Research Director Monthly Commentary - September 2020

Stacy Schill |

Don't Be Surprised With a 10% Decline

The financial markets have come a long way since March when many "experts" predicted a further major decline in the stock market was inevitable. Those "experts" got it wrong.

When asked by friends and clients (many times) over the past few months "why is the market going up?", I have been telling them (and it has been my belief) that the rally from the March lows has been the discounting of a recovery from COVID and an improved economy and corporate profits in 2021 and 2022. Recent data shows the economy is recovering. The market's rise has also been greatly aided by massive liquidity support from the Federal Reserve and very low interest rates.
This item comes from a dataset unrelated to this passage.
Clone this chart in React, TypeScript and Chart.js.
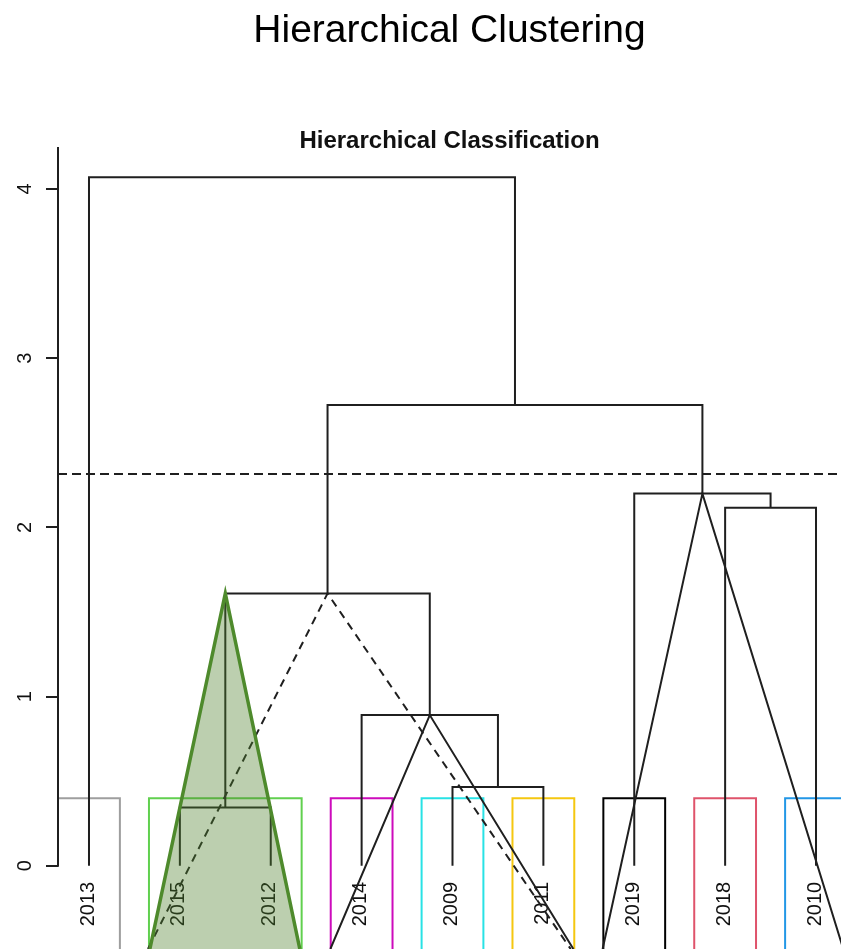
import React, { useEffect, useRef } from 'react';
import { Chart, registerables } from 'chart.js';

Chart.register(...registerables);

// ---- data ----
const leafLabels = ['2013', '2015', '2012', '2014', '2009', '2011', '2019', '2018', '2010'];
// R-style merge matrix: negative = leaf (1-based display position), positive = earlier merge
const mergeLeft = [-2, -5, -4, 1, -8, -7, 4, -1];
const mergeRight = [-3, -6, 2, 3, -9, 5, 6, 7];
const mergeHeight = [0.345, 0.466, 0.891, 1.61, 2.116, 2.2, 2.723, 4.069];
const cutHeight = 2.316;
const yTicks = [0, 1, 2, 3, 4];
const yAxisTop = 4.248;

// cluster rectangles (leaf positions)
const boxFirstLeaf = [0, 1, 3, 4, 5, 6, 7, 8];
const boxLastLeaf = [0, 2, 3, 4, 5, 6, 7, 8];
const boxColors = ['#9E9E9E', '#61D04F', '#CD0BBC', '#28E2E5', '#F5C710', '#000000', '#DF536B', '#2297E6'];
const boxTop = 0.4;
const boxBottom = -0.7;

// triangles (apex and base, in data units)
const triApexX = [1.5, 2.625, 3.75, 6.75];
const triApexY = [1.61, 1.61, 0.891, 2.2];
const triBaseLeft = [0.67, 0.649, 2.656, 5.652];
const triBaseRight = [2.32, 5.3, 5.33, 8.3];
const triBaseY = -0.4917;

// axis ranges
const xMin = -0.341;
const xMax = 8.275;
const yMin = -0.4917;
const yMax = 4.213;

const FONT = "'Liberation Sans', Arial, sans-serif";

export default function App() {
  const ref = useRef<HTMLCanvasElement>(null);

  useEffect(() => {
    const canvas = ref.current;
    if (!canvas) return;

    const nodeX: number[] = [];
    const nodeH: number[] = [];
    const cx = (c: number) => (c < 0 ? -c - 1 : nodeX[c - 1]);
    const ch = (c: number) => (c < 0 ? 0 : nodeH[c - 1]);

    const dendroSets = mergeHeight.map((h, i) => {
      const l = mergeLeft[i];
      const r = mergeRight[i];
      const xl = cx(l);
      const xr = cx(r);
      const ds = {
        data: [
          { x: xl, y: ch(l) },
          { x: xl, y: h },
          { x: xr, y: h },
          { x: xr, y: ch(r) },
        ],
        borderColor: '#1f1f1f',
        borderWidth: 2,
        order: 5,
      };
      nodeX[i] = (xl + xr) / 2;
      nodeH[i] = h;
      return ds;
    });

    const boxSets = boxColors.map((col, i) => {
      const l = boxFirstLeaf[i] - (i === 0 ? 0.38 : 0.34);
      const r = boxLastLeaf[i] + 0.34;
      return {
        data: [
          { x: l, y: boxBottom },
          { x: l, y: boxTop },
          { x: r, y: boxTop },
          { x: r, y: boxBottom },
        ],
        borderColor: col,
        borderWidth: 2,
        order: 6,
      };
    });

    const cutSet = {
      data: [
        { x: xMin, y: cutHeight },
        { x: xMax, y: cutHeight },
      ],
      borderColor: '#1f1f1f',
      borderWidth: 2,
      borderDash: [9, 5],
      order: 4,
    };

    const triSets = triApexX.map((ax, i) => {
      const base: any = {
        data: [
          { x: triBaseLeft[i], y: triBaseY },
          { x: ax, y: triApexY[i] },
          { x: triBaseRight[i], y: triBaseY },
        ],
        borderColor: '#1f1f1f',
        borderWidth: 2,
        order: 3,
      };
      if (i === 0) {
        base.borderColor = '#4E8A2C';
        base.borderWidth = 3.5;
        base.backgroundColor = 'rgba(80,128,45,0.38)';
        base.fill = 'shape';
        base.order = 1;
      }
      if (i === 1) {
        base.borderDash = [8, 6];
      }
      return base;
    });

    const datasets = [...boxSets, ...dendroSets, cutSet, ...triSets].map((d) => ({
      showLine: true,
      pointRadius: 0,
      pointHoverRadius: 0,
      fill: false,
      tension: 0,
      ...d,
    }));

    const labelPlugin = {
      id: 'dendroLabels',
      beforeDatasetsDraw(chart: any) {
        const { ctx } = chart;
        const xs = chart.scales.x;
        const ys = chart.scales.y;
        ctx.save();
        ctx.fillStyle = '#111';
        ctx.font = `20px ${FONT}`;
        ctx.textAlign = 'right';
        ctx.textBaseline = 'middle';
        leafLabels.forEach((lab, i) => {
          const px = xs.getPixelForValue(i);
          const py = ys.getPixelForValue(0) + 16;
          ctx.save();
          ctx.translate(px - 1, py);
          ctx.rotate(-Math.PI / 2);
          ctx.fillText(lab, 0, 0);
          ctx.restore();
        });
        ctx.restore();
      },
      afterDraw(chart: any) {
        const { ctx, chartArea } = chart;
        const ys = chart.scales.y;
        ctx.save();
        // axis line
        ctx.strokeStyle = '#1f1f1f';
        ctx.lineWidth = 2;
        ctx.beginPath();
        ctx.moveTo(chartArea.left, ys.getPixelForValue(0) + 1);
        ctx.lineTo(chartArea.left, ys.getPixelForValue(yAxisTop));
        ctx.stroke();
        // tick labels
        ctx.fillStyle = '#111';
        ctx.font = `20px ${FONT}`;
        ctx.textAlign = 'center';
        ctx.textBaseline = 'middle';
        yTicks.forEach((v) => {
          const py = ys.getPixelForValue(v);
          ctx.save();
          ctx.translate(chartArea.left - 33, py);
          ctx.rotate(-Math.PI / 2);
          ctx.fillText(String(v), 0, 0);
          ctx.restore();
        });
        ctx.restore();
      },
    };

    const chart = new Chart(canvas, {
      type: 'scatter',
      data: { datasets: datasets as any },
      options: {
        responsive: false,
        animation: false,
        events: [],
        layout: { padding: 0 },
        plugins: {
          legend: { display: false },
          tooltip: { enabled: false },
          title: {
            display: true,
            text: 'Hierarchical Clustering',
            color: '#000',
            fullSize: false,
            font: { family: FONT, size: 39, weight: 'normal', lineHeight: 1.2 },
            padding: { top: 7.6, bottom: 74.6 },
          },
          subtitle: {
            display: true,
            text: 'Hierarchical Classification',
            color: '#111',
            fullSize: false,
            font: { family: FONT, size: 24, weight: 'bold', lineHeight: 1 },
            padding: { top: 0, bottom: 0 },
          },
        },
        scales: {
          x: {
            type: 'linear',
            min: xMin,
            max: xMax,
            display: false,
          },
          y: {
            type: 'linear',
            min: yMin,
            max: yMax,
            position: 'left',
            afterBuildTicks: (s: any) => {
              s.ticks = yTicks.map((v) => ({ value: v }));
            },
            afterFit: (s: any) => {
              s.width = 58;
              s.paddingTop = 0;
              s.paddingBottom = 0;
            },
            ticks: { display: false },
            border: { display: false },
            grid: {
              drawOnChartArea: false,
              drawTicks: true,
              tickLength: 12,
              color: '#1f1f1f',
              lineWidth: 2,
            },
          },
        },
      },
      plugins: [labelPlugin],
    });

    return () => chart.destroy();
  }, []);

  return (
    <div style={{ position: 'absolute', left: 0, top: 0, width: 841, height: 949, background: '#fff' }}>
      <canvas ref={ref} width={841} height={949} style={{ display: 'block' }} />
    </div>
  );
}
Many have stated the stock market is disconnected from the economy. Regarding this supposed "disconnect", in the long run the market is not and never has been disconnected from the economy. It cannot be because the main driver of stock prices is corporate profits which, of course, are driven largely by the economy. Valuations can get out of whack for short periods (like now with some tech stocks), but ultimately the economy is and always has been the primary driver of corporate profits. If you look at some of the recent economic data, it would appear that the "recession" is over. For example, manufacturing PMI has been increasing now for four straight months and August PMI was surprisingly strong. Retail sales are now above where they were a year ago. Unemployment insurance applications have been experiencing a steady decline for several months. This all looks like the end of a recession and the beginnings of a recovery. So it does look like the stock market got it right: that the rally that began on March 23 was correct in forecasting (or discounting) what is now an emerging economic recovery.

What now? There are problems out there. We do not fully know the "shape" of this recovery; it could very well be stunted due to lingering COVID effects. The other problem is valuation. How much of the recovery is now discounted? I think the market (Thursday's decline notwithstanding) has gotten near fair value and is probably at or near fully discounting at least 2021 earnings. I would not be surprised to see a stock market correction led by tech stocks and, of course, we are now entering the "witching" months of September and October, so many traders may be repositioning or de-risking.

Markets go through periodic overvaluation and undervaluation and corrections are inevitable. The keys to weathering these ups and downs are maintaining a disciplined investment plan and not attempting to time the market. While September and October are historically the most volatile months for the stock market, the economic fundamentals are gradually improving. And we've been through this before. The economic outlook is better now that it was in the spring and prospects for a vaccine are improving. There are good reasons to believe the COVID recovery and economic recovery will continue. That is positive for stocks in the long run, but they most like need a "breather" which may be starting now.

We will have a further update following our Q4 investment strategy meeting at the end of September.